On 5/17/2012 5:50 AM, Alain Ketterlin wrote:
gry<georgeryo...@gmail.com>  writes:

sys.version -->  '2.6 (r26:66714, Feb 21 2009, 02:16:04) \n[GCC 4.3.2
[gcc-4_3-branch revision 141291]]

I thought this script would be very lean and fast, but with a large
value for n (like 150000), it uses 26G of virtural memory, and things
start to crumble.

#!/usr/bin/env python
'''write a file of random integers.  args are: file-name how-many'''
import sys, random

f = open(sys.argv[1], 'w')
n = int(sys.argv[2])
for i in xrange(n):
     print>>f, random.randint(0, sys.maxint)
f.close()

sys.version is '2.6.6 (r266:84292, Sep 15 2010, 16:22:56) \n[GCC 4.4.5]'
here, and your script works like a charm. BTW, I would use f.write()

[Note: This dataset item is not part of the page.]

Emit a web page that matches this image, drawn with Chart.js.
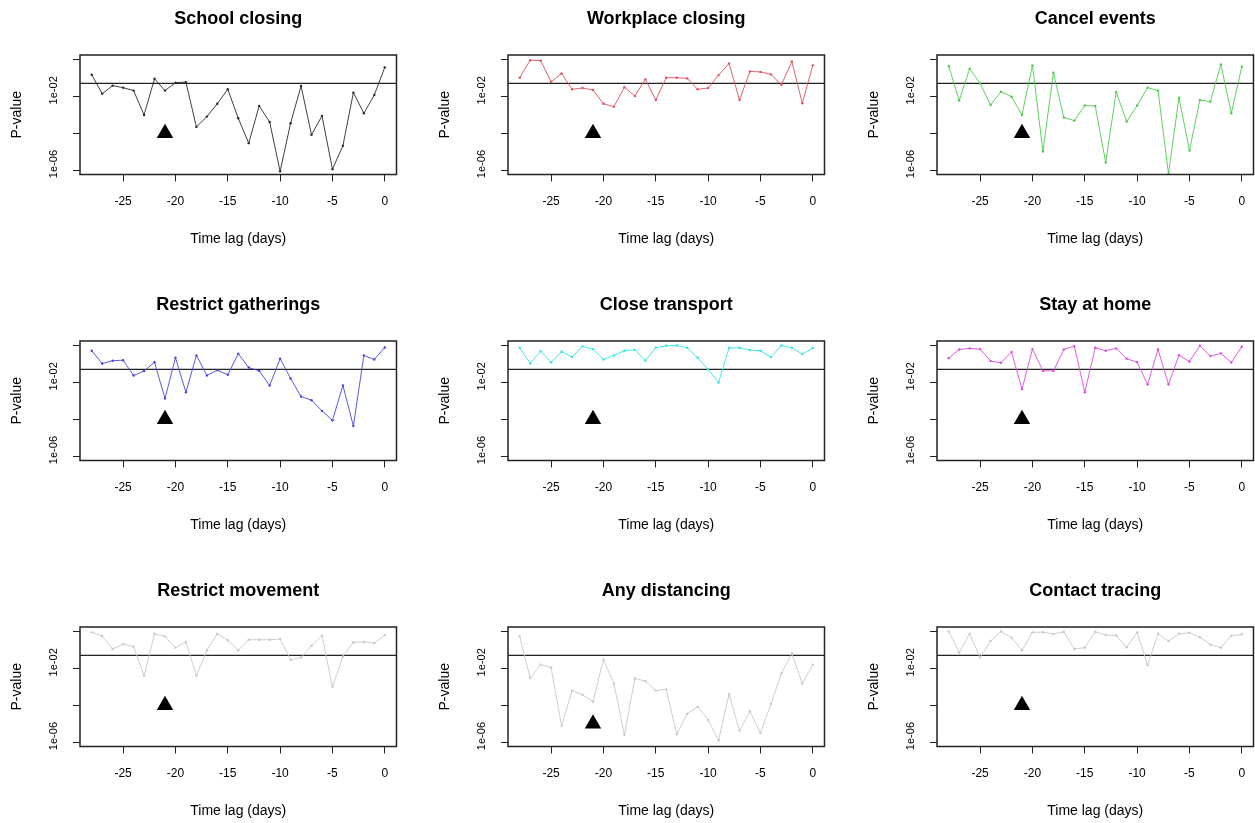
<!DOCTYPE html>
<html>
<head>
<meta charset="utf-8">
<script src="https://cdn.jsdelivr.net/npm/chart.js@4.4.1/dist/chart.umd.min.js"></script>
<style>
  html, body { margin: 0; padding: 0; background: #fff; overflow: hidden; }
  #wrap { position: relative; width: 1255px; height: 823px; overflow: hidden; }
  #wrap canvas { position: absolute; }
</style>
</head>
<body>
<div id="wrap"></div>
<script>
// Time lags (days) and axis ticks
var lags = [-28, -27, -26, -25, -24, -23, -22, -21, -20, -19, -18, -17, -16, -15,
            -14, -13, -12, -11, -10, -9, -8, -7, -6, -5, -4, -3, -2, -1, 0];
var xTicks = [-25, -20, -15, -10, -5, 0];
var yTicks = [1, 1e-2, 1e-4, 1e-6];
var yTickLabels = ['', '1e-02', '', '1e-06'];

// log10(P-value) per lag
var schoolClosing = [-0.83, -1.86, -1.42, -1.53, -1.69, -3.01, -1.05, -1.69, -1.26, -1.23, -3.66, -3.10, -2.40, -1.62,
                     -3.19, -4.54, -2.52, -3.39, -6.07, -3.46, -1.44, -4.09, -3.06, -5.95, -4.68, -1.80, -2.92, -1.93, -0.43];
var workplaceClosing = [-0.99, -0.04, -0.07, -1.21, -0.76, -1.62, -1.55, -1.66, -2.40, -2.56, -1.51, -1.98, -1.08, -2.20,
                        -0.99, -0.99, -1.03, -1.62, -1.55, -0.85, -0.22, -2.20, -0.65, -0.68, -0.81, -1.37, -0.11, -2.38, -0.32];
var cancelEvents = [-0.36, -2.23, -0.50, -1.30, -2.47, -1.75, -2.02, -3.01, -0.32, -4.99, -0.72, -3.15, -3.32, -2.50,
                    -2.52, -5.59, -1.77, -3.37, -2.50, -1.53, -1.69, -6.20, -2.07, -4.94, -2.20, -2.29, -0.27, -2.92, -0.40];
var restrictGatherings = [-0.29, -0.98, -0.83, -0.80, -1.63, -1.39, -0.91, -2.88, -0.67, -2.54, -0.54, -1.63, -1.34, -1.59,
                          -0.45, -1.20, -1.38, -2.17, -0.72, -1.79, -2.77, -2.97, -3.55, -4.06, -2.17, -4.37, -0.54, -0.76, -0.11];
var closeTransport = [-0.13, -0.98, -0.31, -0.91, -0.34, -0.63, -0.05, -0.20, -0.76, -0.54, -0.29, -0.24, -0.82, -0.13,
                      -0.02, 0.00, -0.13, -0.67, -1.30, -2.01, -0.14, -0.13, -0.25, -0.29, -0.63, 0.00, -0.13, -0.47, -0.14];
var stayAtHome = [-0.69, -0.22, -0.16, -0.20, -0.85, -0.94, -0.36, -2.37, -0.20, -1.38, -1.38, -0.22, -0.04, -2.54,
                  -0.13, -0.29, -0.16, -0.72, -0.91, -2.12, -0.22, -2.12, -0.53, -0.87, -0.02, -0.58, -0.43, -0.92, -0.07];
var restrictMovement = [-0.05, -0.25, -0.95, -0.68, -0.83, -2.41, -0.13, -0.27, -0.88, -0.57, -2.41, -1.02, -0.13, -0.48,
                        -1.02, -0.45, -0.45, -0.45, -0.41, -1.54, -1.42, -0.77, -0.23, -3.00, -1.36, -0.59, -0.57, -0.63, -0.20];
var anyDistancing = [-0.27, -2.53, -1.80, -1.96, -5.12, -3.21, -3.43, -3.81, -1.53, -2.82, -5.60, -2.55, -2.69, -3.21,
                     -3.14, -5.57, -4.47, -4.08, -4.80, -5.91, -3.40, -5.39, -4.33, -5.51, -3.93, -2.28, -1.20, -2.82, -1.80];
var contactTracing = [0.00, -1.15, -0.13, -1.42, -0.52, 0.00, -0.34, -1.02, -0.05, -0.04, -0.14, -0.02, -0.95, -0.88,
                      -0.02, -0.20, -0.22, -0.86, -0.05, -1.83, -0.13, -0.52, -0.13, -0.07, -0.31, -0.72, -0.88, -0.23, -0.16];

var titles = ['School closing', 'Workplace closing', 'Cancel events',
              'Restrict gatherings', 'Close transport', 'Stay at home',
              'Restrict movement', 'Any distancing', 'Contact tracing'];
var series = [schoolClosing, workplaceClosing, cancelEvents,
              restrictGatherings, closeTransport, stayAtHome,
              restrictMovement, anyDistancing, contactTracing];
var colors = ['#2a2a2a', '#e0505e', '#4ccc4c', '#4646e0', '#30e4e8', '#e048e0', '#c8c8c8', '#c8c8c8', '#c8c8c8'];
var threshold = 0.05;
var markerLag = -21;
var markerP = [1e-4, 1e-4, 1e-4, 1e-4, 1e-4, 1e-4, 1e-4, 1e-5, 1e-4];

var xMin = -29.12, xMax = 1.12;
var yMin = Math.pow(10, -6.24), yMax = Math.pow(10, 0.24);

// R-style box around the plot region
var boxPlugin = {
  id: 'box',
  afterDraw: function(chart) {
    var a = chart.chartArea, ctx = chart.ctx;
    ctx.save();
    ctx.strokeStyle = '#222';
    ctx.lineWidth = 1.5;
    ctx.strokeRect(a.left, a.top, a.right - a.left, a.bottom - a.top);
    ctx.restore();
  }
};

var font = "'Liberation Sans', Arial, Helvetica, sans-serif";
var wrap = document.getElementById('wrap');

for (var i = 0; i < 9; i++) {
  var col = i % 3, row = Math.floor(i / 3);
  var cv = document.createElement('canvas');
  cv.width = 428;
  cv.height = 286;
  cv.style.left = Math.round(6 + col * 428.3) + 'px';
  cv.style.top = (row * 286) + 'px';
  wrap.appendChild(cv);

  var vals = series[i];
  var pts = lags.map(function(x, k) { return {x: x, y: Math.pow(10, vals[k])}; });

  new Chart(cv.getContext('2d'), {
    type: 'line',
    data: {
      datasets: [{
        data: pts,
        borderColor: colors[i],
        backgroundColor: colors[i],
        borderWidth: 0.9,
        pointRadius: 1.2,
        pointBorderWidth: 0,
        tension: 0
      }, {
        data: [{x: xMin, y: threshold}, {x: xMax, y: threshold}],
        borderColor: '#222',
        borderWidth: 1.4,
        pointRadius: 0
      }, {
        type: 'scatter',
        data: [{x: markerLag, y: markerP[i]}],
        pointStyle: 'triangle',
        pointRadius: 9.5,
        backgroundColor: '#000',
        borderColor: '#000',
        borderWidth: 0
      }]
    },
    options: {
      responsive: false,
      animation: false,
      layout: {padding: {left: 0, right: 37.5, top: 0, bottom: 0}},
      plugins: {legend: {display: false}, tooltip: {enabled: false}, title: {display: false}},
      scales: {
        x: {
          type: 'linear', position: 'bottom', min: xMin, max: xMax,
          afterBuildTicks: function(s) { s.ticks = xTicks.map(function(v) { return {value: v}; }); },
          afterFit: function(s) { s.height = 111.5; },
          ticks: {autoSkip: false, maxRotation: 0, padding: 13, color: '#000',
                  font: {family: font, size: 12}},
          grid: {drawOnChartArea: false, drawTicks: true, tickLength: 7, color: '#222'},
          border: {display: false},
          title: {display: true, text: 'Time lag (days)', color: '#000',
                  font: {family: font, size: 14}, padding: {top: 0, bottom: 38.5}}
        },
        xTop: {
          type: 'linear', position: 'top', axis: 'x', min: xMin, max: xMax,
          afterFit: function(s) { s.height = 55; },
          ticks: {display: false},
          grid: {display: false},
          border: {display: false},
          title: {display: true, text: titles[i], color: '#000',
                  font: {family: font, size: 18, weight: 'bold'}, padding: {top: 8, bottom: 0}}
        },
        y: {
          type: 'logarithmic', position: 'left', min: yMin, max: yMax,
          afterBuildTicks: function(s) { s.ticks = yTicks.map(function(v) { return {value: v}; }); },
          afterFit: function(s) { s.width = 74; },
          ticks: {
            minRotation: 90, maxRotation: 90, crossAlign: 'center', padding: 5, labelOffset: -6,
            color: '#000', font: {family: font, size: 11},
            callback: function(v, idx) { return yTickLabels[idx]; }
          },
          grid: {drawOnChartArea: false, drawTicks: true, tickLength: 7, color: '#222'},
          border: {display: false},
          title: {display: true, text: 'P-value', color: '#000',
                  font: {family: font, size: 14}, padding: {top: 3, bottom: 0}}
        }
      }
    },
    plugins: [boxPlugin]
  });
}
</script>
</body>
</html>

That would have to be f.write(str(random.randint(0, sys.maxint))+end) where above end would be '\n'.

instead of print>>  f (which I think is deprecated).

In the sense that in Py3, print is a function with a file parameter:

print(random.randint(0, sys.maxint), file=f)

The idiosyncratic ugliness of >>file was one reason for the change. Adding the option to specify separator and terminator was another.